> [EXERCISE MATERIALS]
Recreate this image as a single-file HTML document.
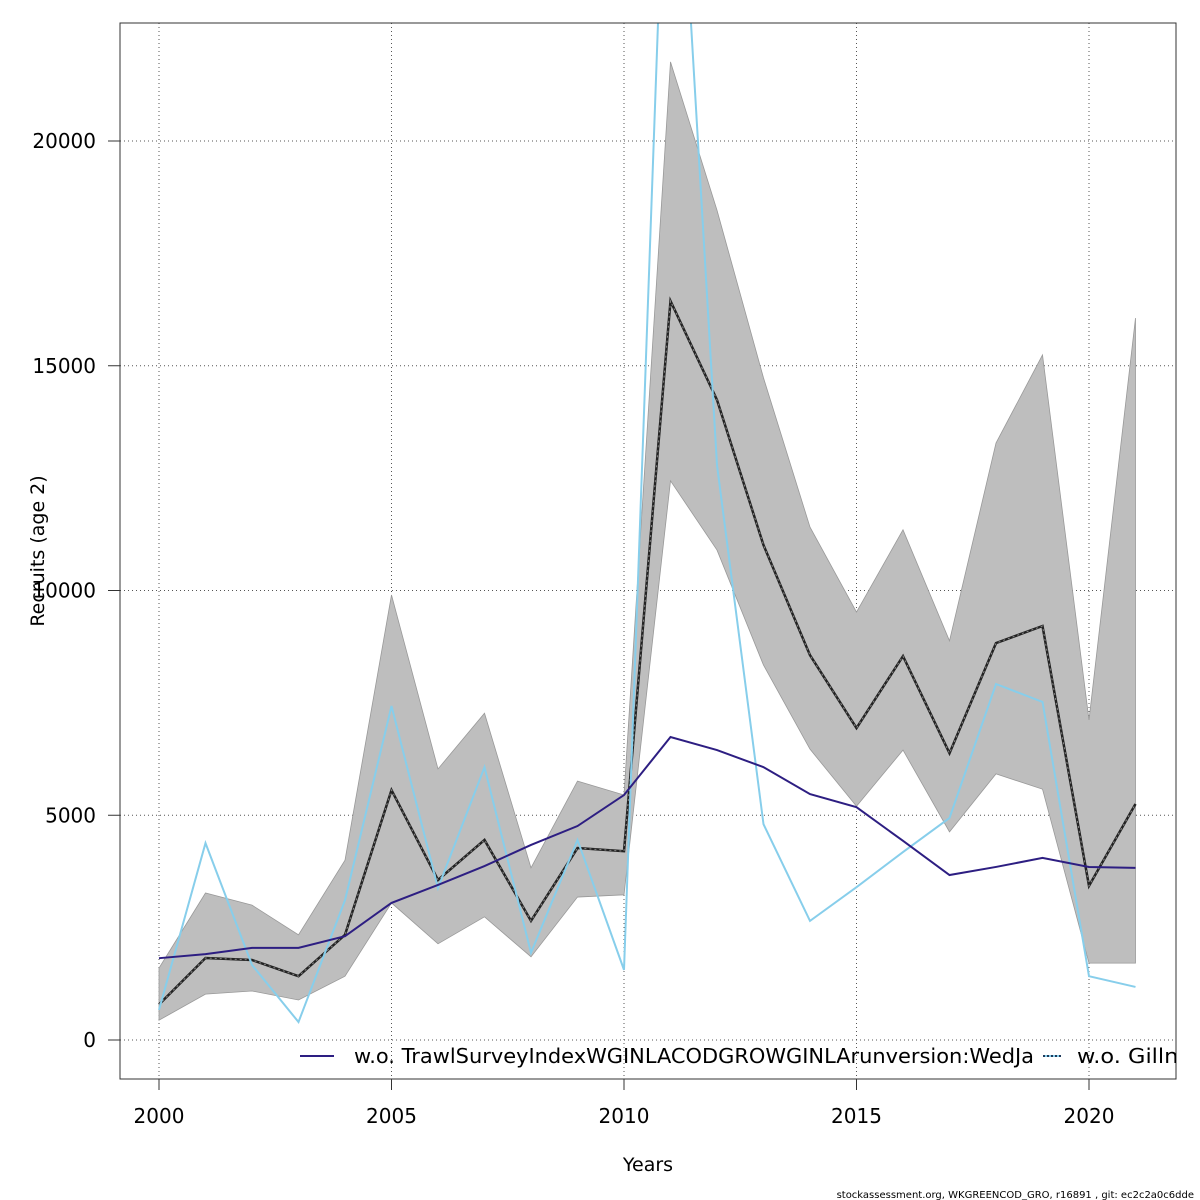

---

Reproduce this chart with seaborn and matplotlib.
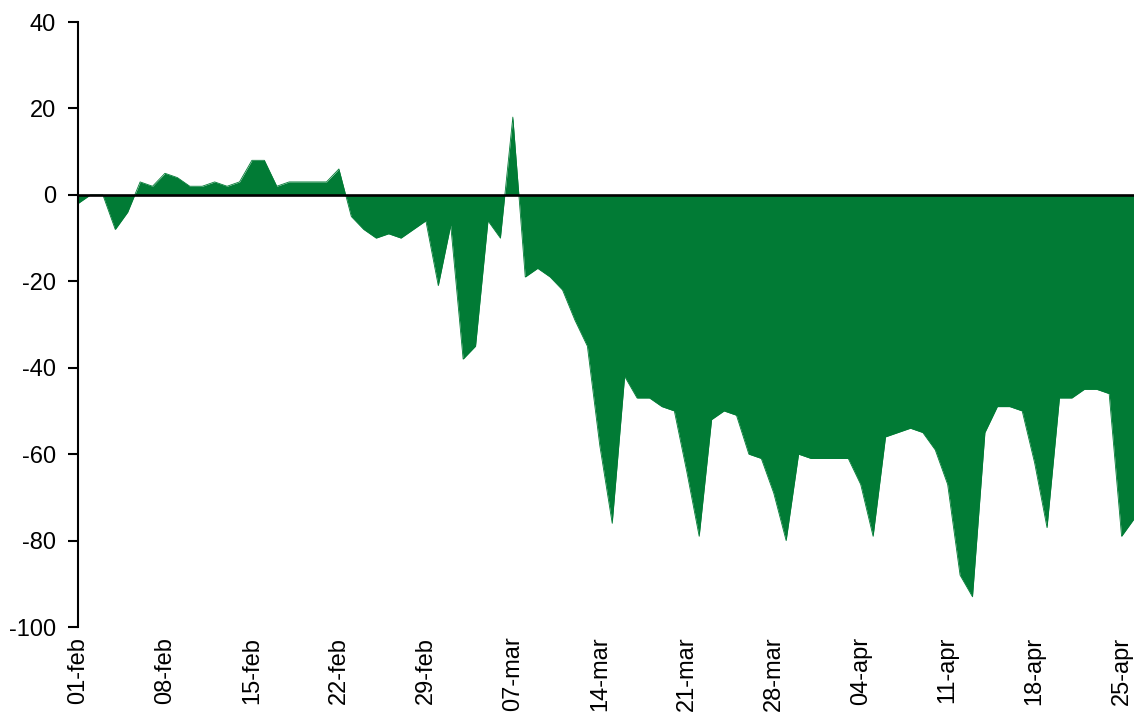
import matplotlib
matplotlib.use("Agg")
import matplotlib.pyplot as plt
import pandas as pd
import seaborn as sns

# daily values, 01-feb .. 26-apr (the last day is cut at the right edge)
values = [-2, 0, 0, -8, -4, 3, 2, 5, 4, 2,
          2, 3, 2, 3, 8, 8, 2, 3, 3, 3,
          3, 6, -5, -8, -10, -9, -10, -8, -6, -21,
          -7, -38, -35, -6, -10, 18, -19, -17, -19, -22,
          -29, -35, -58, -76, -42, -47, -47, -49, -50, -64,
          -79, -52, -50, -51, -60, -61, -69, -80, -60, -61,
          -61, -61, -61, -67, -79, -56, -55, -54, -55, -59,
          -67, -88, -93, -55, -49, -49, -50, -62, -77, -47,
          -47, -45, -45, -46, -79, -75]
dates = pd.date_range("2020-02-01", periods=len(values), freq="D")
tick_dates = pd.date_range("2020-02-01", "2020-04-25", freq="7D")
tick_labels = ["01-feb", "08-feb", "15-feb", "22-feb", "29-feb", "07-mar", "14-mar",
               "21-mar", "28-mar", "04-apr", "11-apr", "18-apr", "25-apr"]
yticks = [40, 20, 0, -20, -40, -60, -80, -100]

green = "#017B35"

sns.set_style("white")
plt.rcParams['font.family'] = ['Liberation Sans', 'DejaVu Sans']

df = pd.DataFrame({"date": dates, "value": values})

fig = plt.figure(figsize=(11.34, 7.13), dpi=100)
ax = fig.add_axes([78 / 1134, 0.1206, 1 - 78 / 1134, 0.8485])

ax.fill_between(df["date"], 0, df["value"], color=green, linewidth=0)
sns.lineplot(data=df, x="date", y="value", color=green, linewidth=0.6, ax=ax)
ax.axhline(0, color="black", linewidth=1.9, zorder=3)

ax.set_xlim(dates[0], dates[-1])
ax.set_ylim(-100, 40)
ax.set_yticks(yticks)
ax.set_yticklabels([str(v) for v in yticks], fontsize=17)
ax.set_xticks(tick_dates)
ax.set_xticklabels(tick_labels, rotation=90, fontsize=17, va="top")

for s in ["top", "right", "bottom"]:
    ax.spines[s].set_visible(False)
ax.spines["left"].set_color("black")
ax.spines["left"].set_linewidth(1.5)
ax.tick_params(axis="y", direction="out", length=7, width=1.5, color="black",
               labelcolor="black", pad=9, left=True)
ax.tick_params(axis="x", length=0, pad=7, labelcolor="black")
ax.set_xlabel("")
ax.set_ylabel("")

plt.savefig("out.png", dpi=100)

> [WHAT YOU WILL DO]
The material above holds pictures; leave them out. Repeat exactly the lines from the one containing "Reproduce this chart" through the one containing "plt.rcParams['font.family'] = ['Liberation", and nothing else.

> [WRITTEN SOLUTION]
Reproduce this chart with seaborn and matplotlib.
import matplotlib
matplotlib.use("Agg")
import matplotlib.pyplot as plt
import pandas as pd
import seaborn as sns

# daily values, 01-feb .. 26-apr (the last day is cut at the right edge)
values = [-2, 0, 0, -8, -4, 3, 2, 5, 4, 2,
          2, 3, 2, 3, 8, 8, 2, 3, 3, 3,
          3, 6, -5, -8, -10, -9, -10, -8, -6, -21,
          -7, -38, -35, -6, -10, 18, -19, -17, -19, -22,
          -29, -35, -58, -76, -42, -47, -47, -49, -50, -64,
          -79, -52, -50, -51, -60, -61, -69, -80, -60, -61,
          -61, -61, -61, -67, -79, -56, -55, -54, -55, -59,
          -67, -88, -93, -55, -49, -49, -50, -62, -77, -47,
          -47, -45, -45, -46, -79, -75]
dates = pd.date_range("2020-02-01", periods=len(values), freq="D")
tick_dates = pd.date_range("2020-02-01", "2020-04-25", freq="7D")
tick_labels = ["01-feb", "08-feb", "15-feb", "22-feb", "29-feb", "07-mar", "14-mar",
               "21-mar", "28-mar", "04-apr", "11-apr", "18-apr", "25-apr"]
yticks = [40, 20, 0, -20, -40, -60, -80, -100]

green = "#017B35"

sns.set_style("white")
plt.rcParams['font.family'] = ['Liberation Sans', 'DejaVu Sans']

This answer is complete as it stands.